Source code of charts:
####################
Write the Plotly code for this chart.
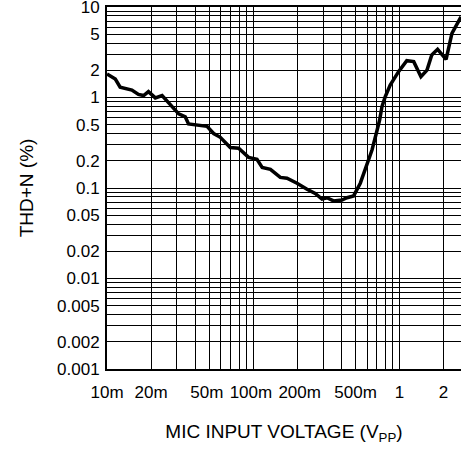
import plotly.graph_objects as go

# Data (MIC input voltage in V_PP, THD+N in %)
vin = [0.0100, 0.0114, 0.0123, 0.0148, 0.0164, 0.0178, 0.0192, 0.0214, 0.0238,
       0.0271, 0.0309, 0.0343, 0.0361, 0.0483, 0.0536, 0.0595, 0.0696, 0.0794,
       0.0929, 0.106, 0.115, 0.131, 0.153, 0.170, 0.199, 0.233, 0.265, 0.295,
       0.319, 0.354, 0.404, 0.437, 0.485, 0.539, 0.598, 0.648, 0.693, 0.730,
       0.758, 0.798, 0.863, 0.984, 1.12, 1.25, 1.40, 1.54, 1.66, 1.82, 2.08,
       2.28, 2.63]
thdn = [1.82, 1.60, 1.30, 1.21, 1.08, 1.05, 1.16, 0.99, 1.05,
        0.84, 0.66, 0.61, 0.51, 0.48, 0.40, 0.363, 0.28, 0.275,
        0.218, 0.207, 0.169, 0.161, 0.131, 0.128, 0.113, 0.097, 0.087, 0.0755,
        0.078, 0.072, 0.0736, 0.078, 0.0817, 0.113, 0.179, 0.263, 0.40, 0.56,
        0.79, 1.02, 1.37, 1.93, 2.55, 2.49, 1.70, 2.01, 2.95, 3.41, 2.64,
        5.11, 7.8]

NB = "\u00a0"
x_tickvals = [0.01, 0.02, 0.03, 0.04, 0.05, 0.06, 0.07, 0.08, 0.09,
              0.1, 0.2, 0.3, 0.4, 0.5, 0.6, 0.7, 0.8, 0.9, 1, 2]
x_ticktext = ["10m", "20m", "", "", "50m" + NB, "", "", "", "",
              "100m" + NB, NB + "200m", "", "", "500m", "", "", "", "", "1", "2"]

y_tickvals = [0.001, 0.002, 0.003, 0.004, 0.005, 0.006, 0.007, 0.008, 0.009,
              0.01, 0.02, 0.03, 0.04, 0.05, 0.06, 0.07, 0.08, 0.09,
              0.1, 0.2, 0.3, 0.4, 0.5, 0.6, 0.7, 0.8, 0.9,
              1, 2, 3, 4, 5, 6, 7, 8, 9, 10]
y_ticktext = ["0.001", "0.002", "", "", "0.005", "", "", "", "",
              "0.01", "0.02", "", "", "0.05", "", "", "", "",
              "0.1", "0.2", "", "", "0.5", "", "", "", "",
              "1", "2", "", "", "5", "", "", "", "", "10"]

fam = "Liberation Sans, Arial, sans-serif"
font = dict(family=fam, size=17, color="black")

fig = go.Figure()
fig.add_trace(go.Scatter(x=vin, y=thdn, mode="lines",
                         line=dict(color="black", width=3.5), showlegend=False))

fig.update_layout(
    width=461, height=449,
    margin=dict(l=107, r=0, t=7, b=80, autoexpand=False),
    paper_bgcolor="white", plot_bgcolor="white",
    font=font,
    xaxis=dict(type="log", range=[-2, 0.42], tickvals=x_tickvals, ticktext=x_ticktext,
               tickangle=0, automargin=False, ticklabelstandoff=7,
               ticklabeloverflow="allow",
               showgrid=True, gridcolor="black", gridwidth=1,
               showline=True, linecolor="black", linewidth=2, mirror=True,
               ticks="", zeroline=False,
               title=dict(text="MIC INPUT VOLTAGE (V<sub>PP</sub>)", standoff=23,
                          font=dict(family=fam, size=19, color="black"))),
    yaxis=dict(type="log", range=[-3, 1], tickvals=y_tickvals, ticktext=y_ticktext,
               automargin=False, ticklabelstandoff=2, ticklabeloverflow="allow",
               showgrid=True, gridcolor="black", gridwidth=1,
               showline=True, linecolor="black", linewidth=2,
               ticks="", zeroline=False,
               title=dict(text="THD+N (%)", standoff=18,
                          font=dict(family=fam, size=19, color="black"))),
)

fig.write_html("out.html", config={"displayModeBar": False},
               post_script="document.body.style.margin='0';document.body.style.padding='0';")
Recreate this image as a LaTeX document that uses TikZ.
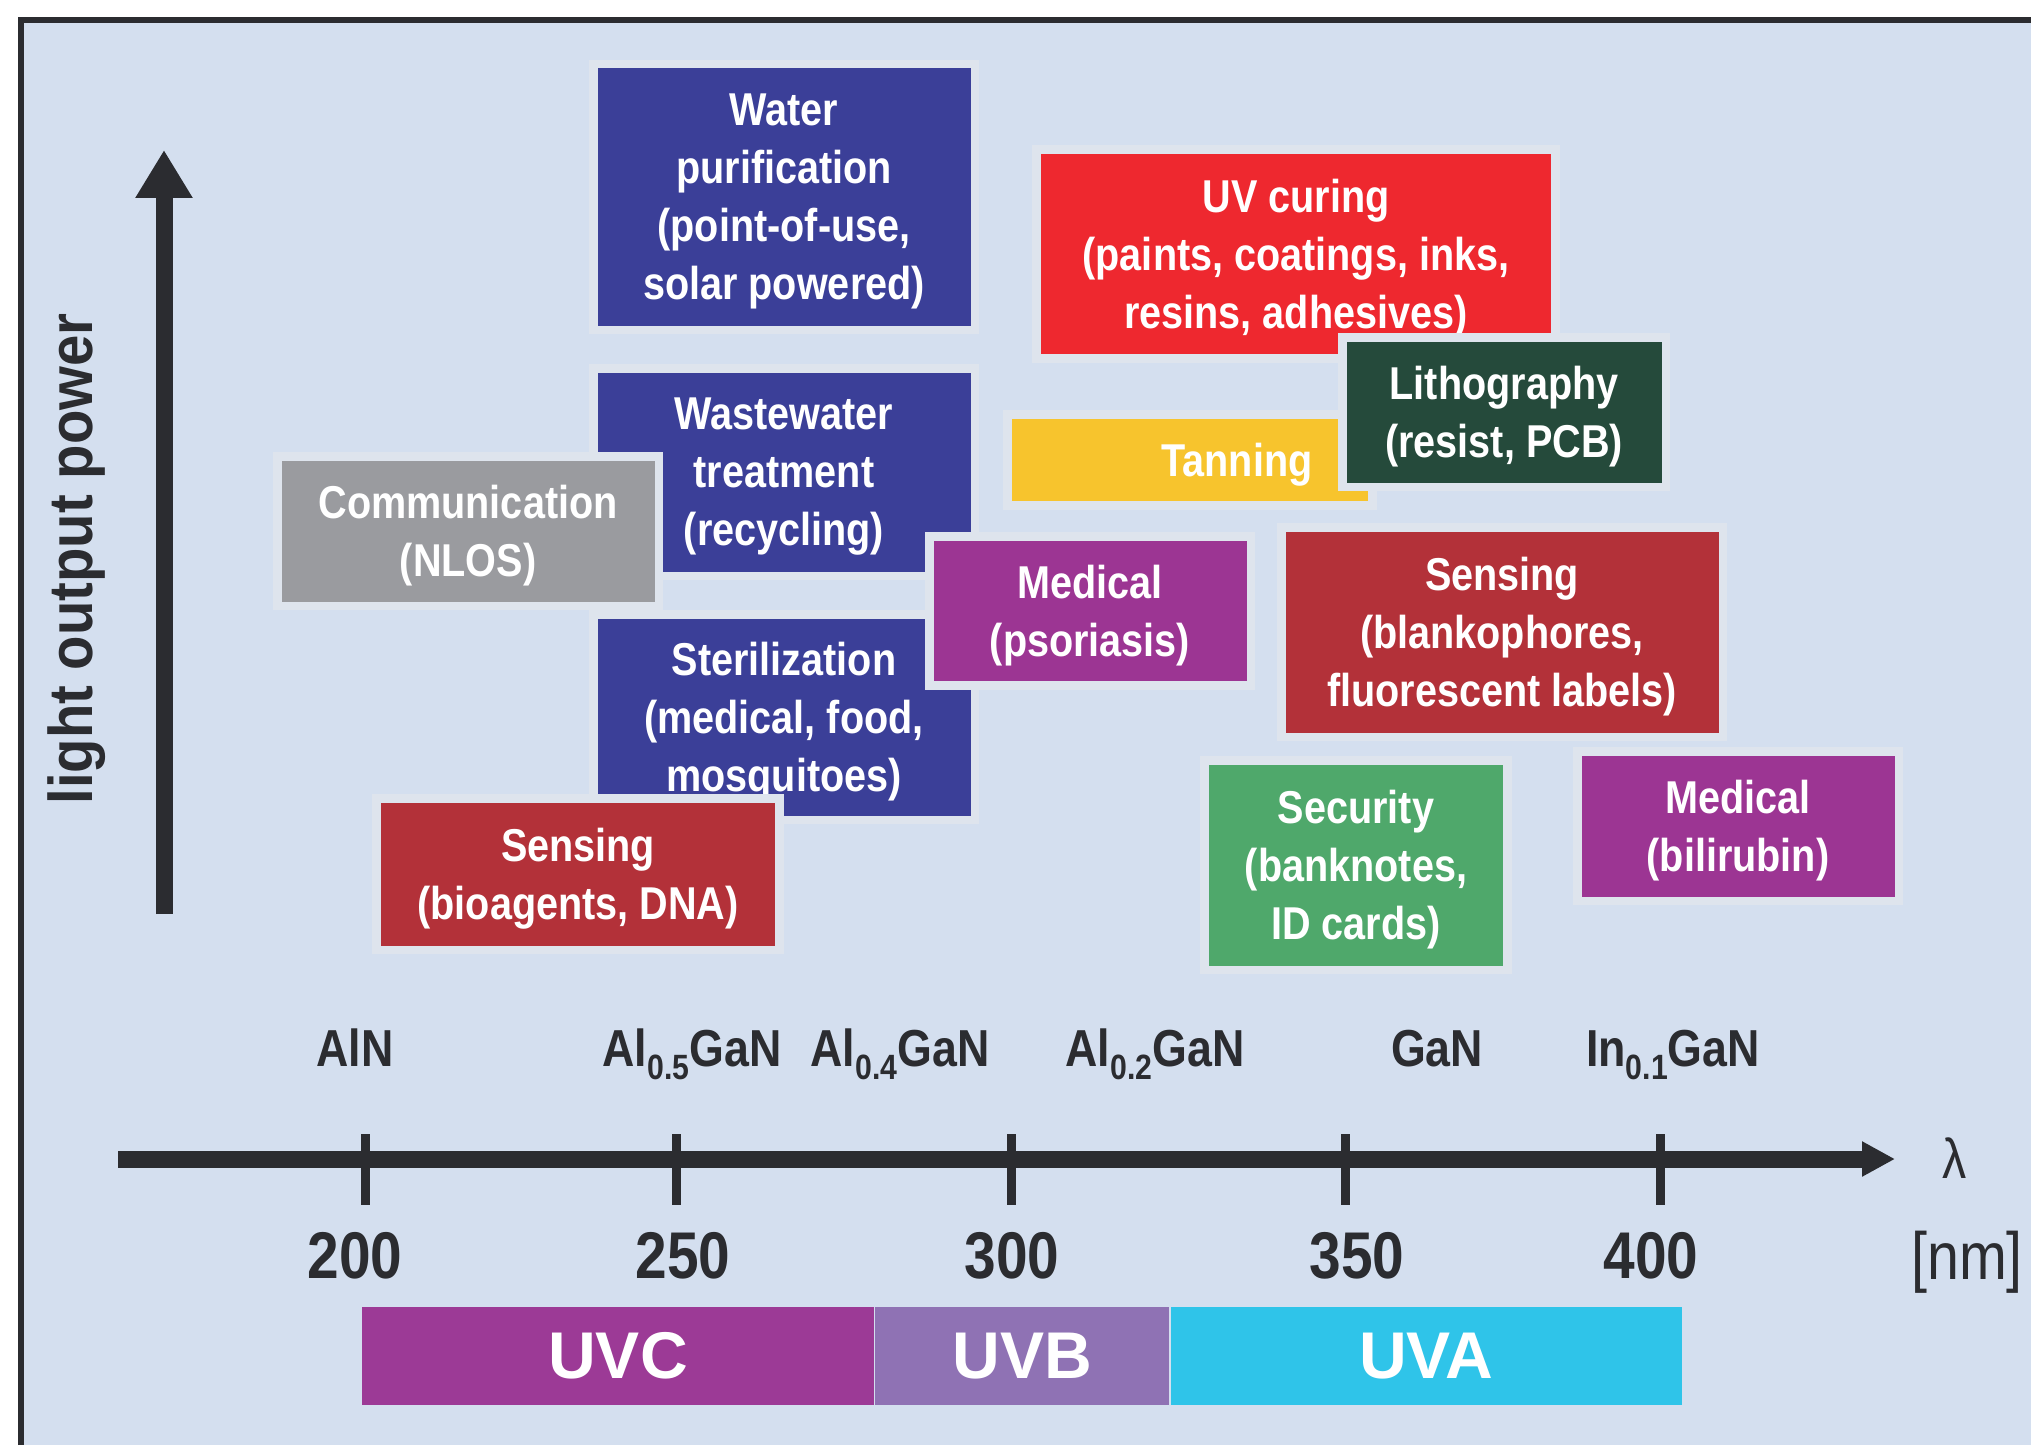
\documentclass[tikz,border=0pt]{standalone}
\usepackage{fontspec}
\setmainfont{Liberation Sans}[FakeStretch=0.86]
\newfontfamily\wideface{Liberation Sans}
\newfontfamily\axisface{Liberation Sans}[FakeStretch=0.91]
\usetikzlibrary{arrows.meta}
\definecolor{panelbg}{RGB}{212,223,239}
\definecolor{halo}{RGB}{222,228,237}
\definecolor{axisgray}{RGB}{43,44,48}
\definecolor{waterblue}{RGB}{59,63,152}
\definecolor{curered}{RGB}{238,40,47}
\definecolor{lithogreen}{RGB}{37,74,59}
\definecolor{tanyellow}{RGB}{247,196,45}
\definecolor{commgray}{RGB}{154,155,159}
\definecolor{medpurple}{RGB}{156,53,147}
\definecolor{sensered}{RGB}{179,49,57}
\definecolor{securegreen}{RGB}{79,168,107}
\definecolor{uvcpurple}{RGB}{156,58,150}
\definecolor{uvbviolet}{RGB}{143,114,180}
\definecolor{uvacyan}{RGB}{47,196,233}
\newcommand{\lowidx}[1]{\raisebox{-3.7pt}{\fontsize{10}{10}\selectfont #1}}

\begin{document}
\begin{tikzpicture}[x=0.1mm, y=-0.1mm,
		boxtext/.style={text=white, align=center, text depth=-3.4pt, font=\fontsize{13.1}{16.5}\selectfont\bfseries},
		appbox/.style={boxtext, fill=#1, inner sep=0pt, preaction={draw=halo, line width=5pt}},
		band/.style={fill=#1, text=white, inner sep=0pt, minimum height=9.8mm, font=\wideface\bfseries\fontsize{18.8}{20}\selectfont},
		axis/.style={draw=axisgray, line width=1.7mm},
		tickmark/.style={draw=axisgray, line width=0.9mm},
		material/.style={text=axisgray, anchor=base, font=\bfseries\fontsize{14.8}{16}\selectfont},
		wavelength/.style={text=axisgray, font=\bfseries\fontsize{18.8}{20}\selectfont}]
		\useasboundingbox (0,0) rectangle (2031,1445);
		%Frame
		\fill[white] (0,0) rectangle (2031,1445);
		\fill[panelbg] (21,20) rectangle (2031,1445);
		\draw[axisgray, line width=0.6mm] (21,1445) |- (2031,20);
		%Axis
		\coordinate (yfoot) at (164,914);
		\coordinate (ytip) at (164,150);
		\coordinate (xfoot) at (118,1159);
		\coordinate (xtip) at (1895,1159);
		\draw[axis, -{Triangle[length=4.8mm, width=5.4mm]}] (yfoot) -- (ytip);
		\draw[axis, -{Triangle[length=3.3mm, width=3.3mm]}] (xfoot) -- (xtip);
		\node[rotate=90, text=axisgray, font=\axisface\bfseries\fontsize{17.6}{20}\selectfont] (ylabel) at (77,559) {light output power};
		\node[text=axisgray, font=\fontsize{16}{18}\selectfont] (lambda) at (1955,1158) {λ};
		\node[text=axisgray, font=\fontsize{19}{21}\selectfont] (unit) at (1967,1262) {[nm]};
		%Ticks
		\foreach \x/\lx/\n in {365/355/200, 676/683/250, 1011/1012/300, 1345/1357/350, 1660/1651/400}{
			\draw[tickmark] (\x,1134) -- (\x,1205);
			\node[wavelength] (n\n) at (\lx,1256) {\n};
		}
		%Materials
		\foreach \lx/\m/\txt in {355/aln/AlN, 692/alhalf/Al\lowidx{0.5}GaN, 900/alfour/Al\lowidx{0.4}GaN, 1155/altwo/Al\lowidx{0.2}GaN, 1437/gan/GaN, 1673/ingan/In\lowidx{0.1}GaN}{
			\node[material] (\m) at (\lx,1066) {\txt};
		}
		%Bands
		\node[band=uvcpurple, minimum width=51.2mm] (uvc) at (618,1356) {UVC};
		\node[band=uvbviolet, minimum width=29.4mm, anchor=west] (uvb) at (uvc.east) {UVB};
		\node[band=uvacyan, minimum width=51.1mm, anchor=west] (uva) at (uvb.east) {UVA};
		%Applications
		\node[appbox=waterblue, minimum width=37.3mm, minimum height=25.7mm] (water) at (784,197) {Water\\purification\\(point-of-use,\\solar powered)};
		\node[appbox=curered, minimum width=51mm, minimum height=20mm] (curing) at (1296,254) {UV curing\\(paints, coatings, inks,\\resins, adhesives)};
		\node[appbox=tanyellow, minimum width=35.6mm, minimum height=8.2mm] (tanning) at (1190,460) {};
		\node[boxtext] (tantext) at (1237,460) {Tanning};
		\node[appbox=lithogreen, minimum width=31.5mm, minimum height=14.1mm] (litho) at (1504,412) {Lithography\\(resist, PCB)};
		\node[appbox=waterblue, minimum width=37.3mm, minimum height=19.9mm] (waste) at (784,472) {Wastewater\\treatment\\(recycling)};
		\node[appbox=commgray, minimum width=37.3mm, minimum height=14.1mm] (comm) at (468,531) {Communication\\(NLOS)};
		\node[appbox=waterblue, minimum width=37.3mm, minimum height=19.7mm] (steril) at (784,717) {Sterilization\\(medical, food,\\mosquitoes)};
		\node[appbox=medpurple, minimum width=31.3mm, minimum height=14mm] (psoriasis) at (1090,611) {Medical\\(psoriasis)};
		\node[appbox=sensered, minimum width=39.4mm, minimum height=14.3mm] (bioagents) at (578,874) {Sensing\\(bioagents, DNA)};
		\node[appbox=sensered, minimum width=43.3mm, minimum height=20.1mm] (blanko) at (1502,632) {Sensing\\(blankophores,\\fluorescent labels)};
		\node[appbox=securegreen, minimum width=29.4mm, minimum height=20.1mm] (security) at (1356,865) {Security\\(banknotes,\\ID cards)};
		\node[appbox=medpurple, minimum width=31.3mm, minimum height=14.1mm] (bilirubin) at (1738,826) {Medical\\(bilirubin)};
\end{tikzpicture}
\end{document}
####################
Exercise brief:
Repeat the lines of the listing above verbatim, beginning at its first line and ending at the line containing "import plotly.graph_objects as go", which is included. Omit pictures.

Final result:
Write the Plotly code for this chart.
import plotly.graph_objects as go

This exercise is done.